North Country put a fresh coat of paint on the office and hired almost the entire staff that had worked for the bank.
Cowie chuckled as he explained the resulting employee culture shock.
“They moved from an environment that was attempting to maximize earnings to one that focused on giving back and was a bit more generous than they were used to,” he said.
Additionaly, the bank had only extended credit to A and B borrowers, while the credit union took more credit risks.
Cowie said the community has very much embraced the credit union, and the move created good will throughout Vermont.
But does the branch make sense from a hardnosed business sense? Can the credit union branch survive where the bank failed?
“I don’t know what the bank’s minimum profitability thresholds were,” Cowie said. “We had a profitability analysis, and our goal was to break even within the first two years. We have far exceeded that.”
The challenge, he added, is to book enough viable member business loans. Many applications come from entrepreneurs lacking sufficient reserves or capital to meet North Country standards. Mortgages and other consumer lending activity have fallen into place.
Next Page: In Rhode Island
Another example of a credit union succeeding where banks bailed out occurred in Pascoag, R.I. Last year a Bank of America branch closed there, leaving Rhode Island Credit Union as the town’s only financial institution. RICU, with $246 million in assets, is headquartered in Providence.
Gina DePalo, vice president of branch administration and marketing at RICU, noted the credit union has maintained a profitable full-service branch in Pascoag for more than 33 years.
“It’s always been a successful location for us,” DePalo said. “Our products and loan offerings are more than competitive. There’s always limited competition in that area. Some other credit unions have come into the vicinity now, but not in the same town. For decades it was us and Bank of America. You couldn’t have two more opposite choices. We wondered how Bank of America was surviving, and we weren’t surprised when they closed. We gained, and they lost.”
DePalo added the credit union branch has seen membership grow since Bank of America closed. Most of the Pascoag staff lives in the community and almost all have worked in that location for more than 25 years. In fact, DePalo said when she visits the branch, members will whisper to each other, “Who’s that?”
“The benefits of operating in a small town certainly outweigh any challenges,” she said. “We have generations of members from great grandparents to their great grandchildren.”
Rhode Island Credit Union’s Pascoag Branch Manager JoAnna Zackarian assists a member. Gina DePalo, vice president of branch administration and marketing, said the location has always been a successful one for the credit union.
Jamie Chase, founding partner of CU Strategic Planning in Tacoma, Wash., believes credit unions can indeed succeed in locations abandoned by banks.
She said she sees two factors at work. First there’s the credit union philosophy which virtually anyone involved can recite—not for profit, not for charity, but for service. Second, credit unions can operate on a margin banks would not accept.

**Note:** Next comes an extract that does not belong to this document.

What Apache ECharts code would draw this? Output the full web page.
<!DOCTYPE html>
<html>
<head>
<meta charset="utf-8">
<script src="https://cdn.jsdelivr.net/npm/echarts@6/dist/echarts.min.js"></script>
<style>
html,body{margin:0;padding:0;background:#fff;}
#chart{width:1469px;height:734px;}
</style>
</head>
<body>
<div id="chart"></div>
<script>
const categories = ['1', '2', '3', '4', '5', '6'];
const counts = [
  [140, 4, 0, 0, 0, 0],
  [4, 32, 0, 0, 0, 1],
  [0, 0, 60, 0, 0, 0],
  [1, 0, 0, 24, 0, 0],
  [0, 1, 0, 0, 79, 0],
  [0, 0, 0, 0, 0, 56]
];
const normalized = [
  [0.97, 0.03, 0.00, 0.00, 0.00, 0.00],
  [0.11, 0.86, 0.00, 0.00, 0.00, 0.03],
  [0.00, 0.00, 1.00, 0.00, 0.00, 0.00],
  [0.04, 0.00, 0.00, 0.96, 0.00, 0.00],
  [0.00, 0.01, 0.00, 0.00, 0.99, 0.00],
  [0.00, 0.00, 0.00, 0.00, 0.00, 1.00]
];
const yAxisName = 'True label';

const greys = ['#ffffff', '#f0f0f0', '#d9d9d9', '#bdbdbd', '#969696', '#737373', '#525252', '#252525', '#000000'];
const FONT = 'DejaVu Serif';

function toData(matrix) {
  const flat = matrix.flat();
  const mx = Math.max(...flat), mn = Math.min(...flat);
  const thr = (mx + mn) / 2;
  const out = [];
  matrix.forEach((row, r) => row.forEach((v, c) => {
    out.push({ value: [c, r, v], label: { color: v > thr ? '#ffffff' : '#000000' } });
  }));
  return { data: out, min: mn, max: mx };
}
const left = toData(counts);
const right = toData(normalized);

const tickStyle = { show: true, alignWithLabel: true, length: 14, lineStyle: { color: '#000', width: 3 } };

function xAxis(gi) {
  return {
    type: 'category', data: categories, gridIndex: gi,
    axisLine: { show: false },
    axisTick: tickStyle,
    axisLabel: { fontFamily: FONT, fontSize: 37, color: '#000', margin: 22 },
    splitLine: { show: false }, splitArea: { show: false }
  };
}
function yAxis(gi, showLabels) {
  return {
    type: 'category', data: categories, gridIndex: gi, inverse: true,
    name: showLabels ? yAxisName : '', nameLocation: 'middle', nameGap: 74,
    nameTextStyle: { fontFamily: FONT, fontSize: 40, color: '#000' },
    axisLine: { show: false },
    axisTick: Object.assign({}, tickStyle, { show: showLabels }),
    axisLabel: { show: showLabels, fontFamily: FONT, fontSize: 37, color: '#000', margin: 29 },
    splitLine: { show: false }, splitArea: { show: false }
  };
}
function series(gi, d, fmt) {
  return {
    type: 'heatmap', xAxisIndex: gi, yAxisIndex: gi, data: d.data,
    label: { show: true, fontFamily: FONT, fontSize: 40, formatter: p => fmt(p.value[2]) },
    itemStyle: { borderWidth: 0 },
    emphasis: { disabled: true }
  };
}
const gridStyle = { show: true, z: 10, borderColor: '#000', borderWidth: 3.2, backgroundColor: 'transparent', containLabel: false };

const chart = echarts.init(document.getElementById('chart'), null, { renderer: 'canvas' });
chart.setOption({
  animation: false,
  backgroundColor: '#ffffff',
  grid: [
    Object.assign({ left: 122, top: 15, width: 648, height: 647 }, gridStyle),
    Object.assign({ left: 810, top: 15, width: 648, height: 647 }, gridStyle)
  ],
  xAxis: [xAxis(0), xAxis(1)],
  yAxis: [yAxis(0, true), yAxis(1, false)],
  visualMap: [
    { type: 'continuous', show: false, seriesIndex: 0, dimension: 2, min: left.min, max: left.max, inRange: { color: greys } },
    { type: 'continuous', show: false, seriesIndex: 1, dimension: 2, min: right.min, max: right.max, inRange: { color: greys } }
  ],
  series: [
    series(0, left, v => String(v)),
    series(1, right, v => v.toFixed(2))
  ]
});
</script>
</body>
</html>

It’s the difference between maximizing profit and operating sustainably to provide service.
“It’s a very different proposition than operating a profit maximizing bank,” Chase said.
The challenge is the resource investment required, she continued. That investment can be in staff or technology. The credit union must decide what its goal is in that market. The areas unserved by banks are often rural areas with a lower income and population base.
That could be an obstacle for a credit union, Chase said. One option she suggested was to send either a part-time or full-time employee to the community at least one day a week. That would cut the need for capital investment and align staff costs with community needs, she added.
It’s often said it’s tough for small credit unions to put money into sophisticated technology. But Chase said many credit unions under $50 million in assets are making extensive use of technology such as on-line loan and membership applications.
“We have credit unions under $100 million in assets that have six times the ROA,” Chase said.
Chase recalls working with a credit union in a small community in Hawaii where the nearest bank or credit union was an hour and a half away. A walk-up teller window met the need.
Not all areas seeking banking services are small towns.
Jim Wells, president of Wellspring Consulting in Ft. Lauderdale, Fla., said in 2003 he received a call from a community group in southwest Baltimore. First Union Bank had closed its last branch seven years earlier, leaving the neighborhood with no financial institution.
Wells worked with community leaders to reach out to various banks and credit unions, discussing programs such as mobile branches. Nobody was interested. Then an alliance was formed between the community group, Social Security Administration, Baltimore Credit Union and a check-cashing firm.
“It was an alliance that had something for everyone,” Wells said.